Paul, "Be not drunk with wine, wherein is excess;" but always delicately,
"Into her cup she scruzd with daintie breach
Of her fine fingers, without fowle empeach,
That so faire winepresse made the wine more sweet."
The reader will, I trust, pardon these frequent extracts from Spenser,
for it is nearly as necessary to point out the profound divinity and
philosophy of our great English poet, as the beauty of the Ducal Palace.

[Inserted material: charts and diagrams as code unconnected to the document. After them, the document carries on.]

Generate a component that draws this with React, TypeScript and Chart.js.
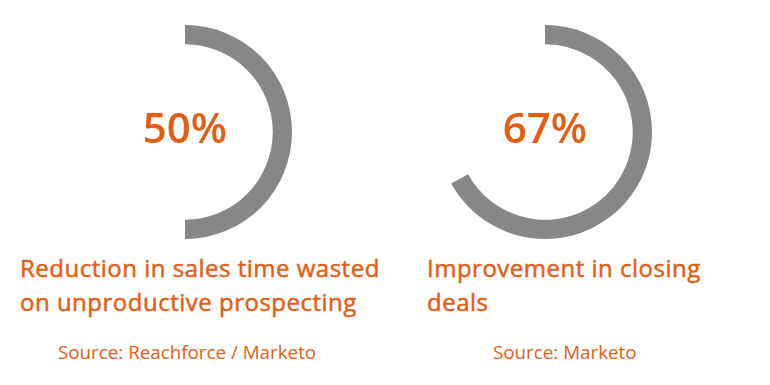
import React, { useEffect, useRef } from "react";
import { Chart, registerables } from "chart.js";

Chart.register(...registerables);

const percentValues = [50, 67];
const percentLabels = ["50%", "67%"];
const titleLines = [
  ["Reduction in sales time wasted", "on unproductive prospecting"],
  ["Improvement in closing", "deals"],
];
const sources = ["Source: Reachforce / Marketo", "Source: Marketo"];

const GRAY = "#878787";
const ORANGE = "#e35e12";
const FONT = "'Open Sans', 'Liberation Sans', Arial, sans-serif";

const centersX = [185, 545];
const titleLeft = [20, 427];
const sourceLeft = [58, 493];

function Ring({ value, cx }: { value: number; cx: number }) {
  const ref = useRef<HTMLCanvasElement>(null);
  useEffect(() => {
    if (!ref.current) return;
    const chart = new Chart(ref.current, {
      type: "doughnut",
      data: {
        labels: ["value", "rest"],
        datasets: [
          {
            data: [value, 100 - value],
            backgroundColor: [GRAY, "rgba(0,0,0,0)"],
            borderWidth: 0,
            hoverOffset: 0,
          },
        ],
      },
      options: {
        responsive: false,
        animation: false,
        cutout: "82%",
        layout: { padding: 0 },
        plugins: { legend: { display: false }, tooltip: { enabled: false } },
        events: [],
      },
    });
    return () => chart.destroy();
  }, [value]);
  const size = 214;
  return (
    <canvas
      ref={ref}
      width={size}
      height={size}
      style={{ position: "absolute", left: cx - size / 2, top: 25, width: size, height: size }}
    />
  );
}

export default function App() {
  return (
    <div
      style={{
        position: "absolute",
        left: 0,
        top: 0,
        width: 770,
        height: 385,
        background: "#ffffff",
        overflow: "hidden",
        fontFamily: FONT,
      }}
    >
      {percentValues.map((v, i) => (
        <React.Fragment key={i}>
          <Ring value={v} cx={centersX[i]} />
          <div
            style={{
              position: "absolute",
              left: centersX[i] - 100,
              width: 200,
              top: 106,
              textAlign: "center",
              fontSize: 42,
              lineHeight: "42px",
              fontWeight: 600,
              color: ORANGE,
            }}
          >
            {percentLabels[i]}
          </div>
          <div
            style={{
              position: "absolute",
              left: titleLeft[i],
              top: 251,
              fontSize: 24,
              lineHeight: "34px",
              fontWeight: 400,
              letterSpacing: "0.5px",
              WebkitTextStroke: "0.5px " + ORANGE,
              color: ORANGE,
              whiteSpace: "nowrap",
            }}
          >
            {titleLines[i].map((l, j) => (
              <div key={j}>{l}</div>
            ))}
          </div>
          <div
            style={{
              position: "absolute",
              left: sourceLeft[i],
              top: 343,
              fontSize: 18.8,
              lineHeight: "18.8px",
              fontWeight: 400,
              color: ORANGE,
              whiteSpace: "nowrap",
            }}
          >
            {sources[i]}
          </div>
        </React.Fragment>
      ))}
    </div>
  );
}
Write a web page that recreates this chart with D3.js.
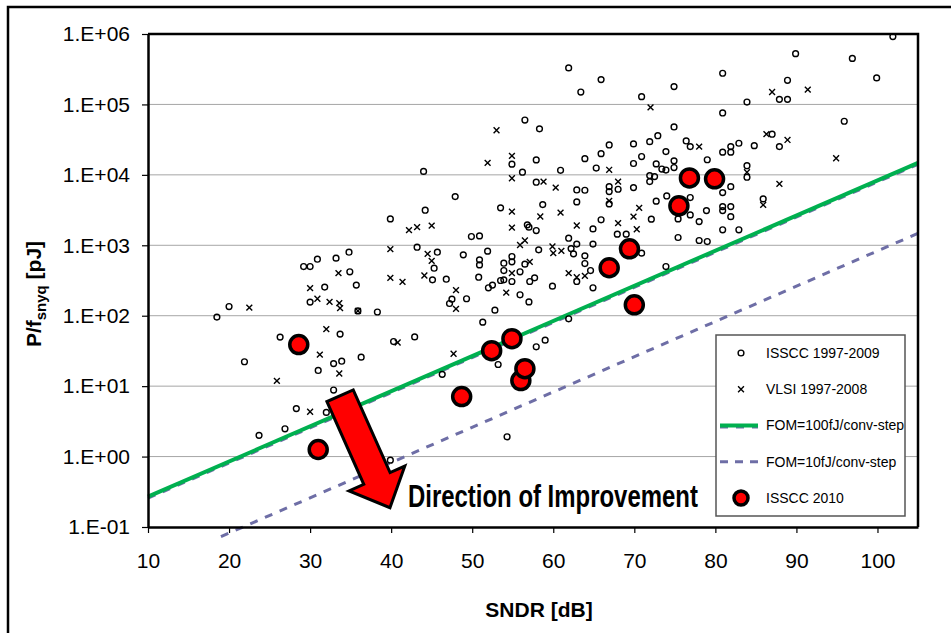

SECTION LX. _Fourth side_. Humility; with a veil upon her head,
carrying a lamp in her lap. Inscribed in the copy, "HUMILITAS HABITAT IN
ME."
This virtue is of course a peculiarly Christian one, hardly recognized
in the Pagan systems, though carefully impressed upon the Greeks in
early life in a manner which at this day it would be well if we were to
imitate, and, together with an almost feminine modesty, giving an
exquisite grace to the conduct and bearing of the well-educated Greek
youth. It is, of course, one of the leading virtues in all the monkish
systems, but I have not any notes of the manner of its representation.
SECTION LXI. _Fifth side_. Charity. A woman with her lap full of
loaves (?), giving one to a child, who stretches his arm out for it
across a broad gap in the leafage of the capital.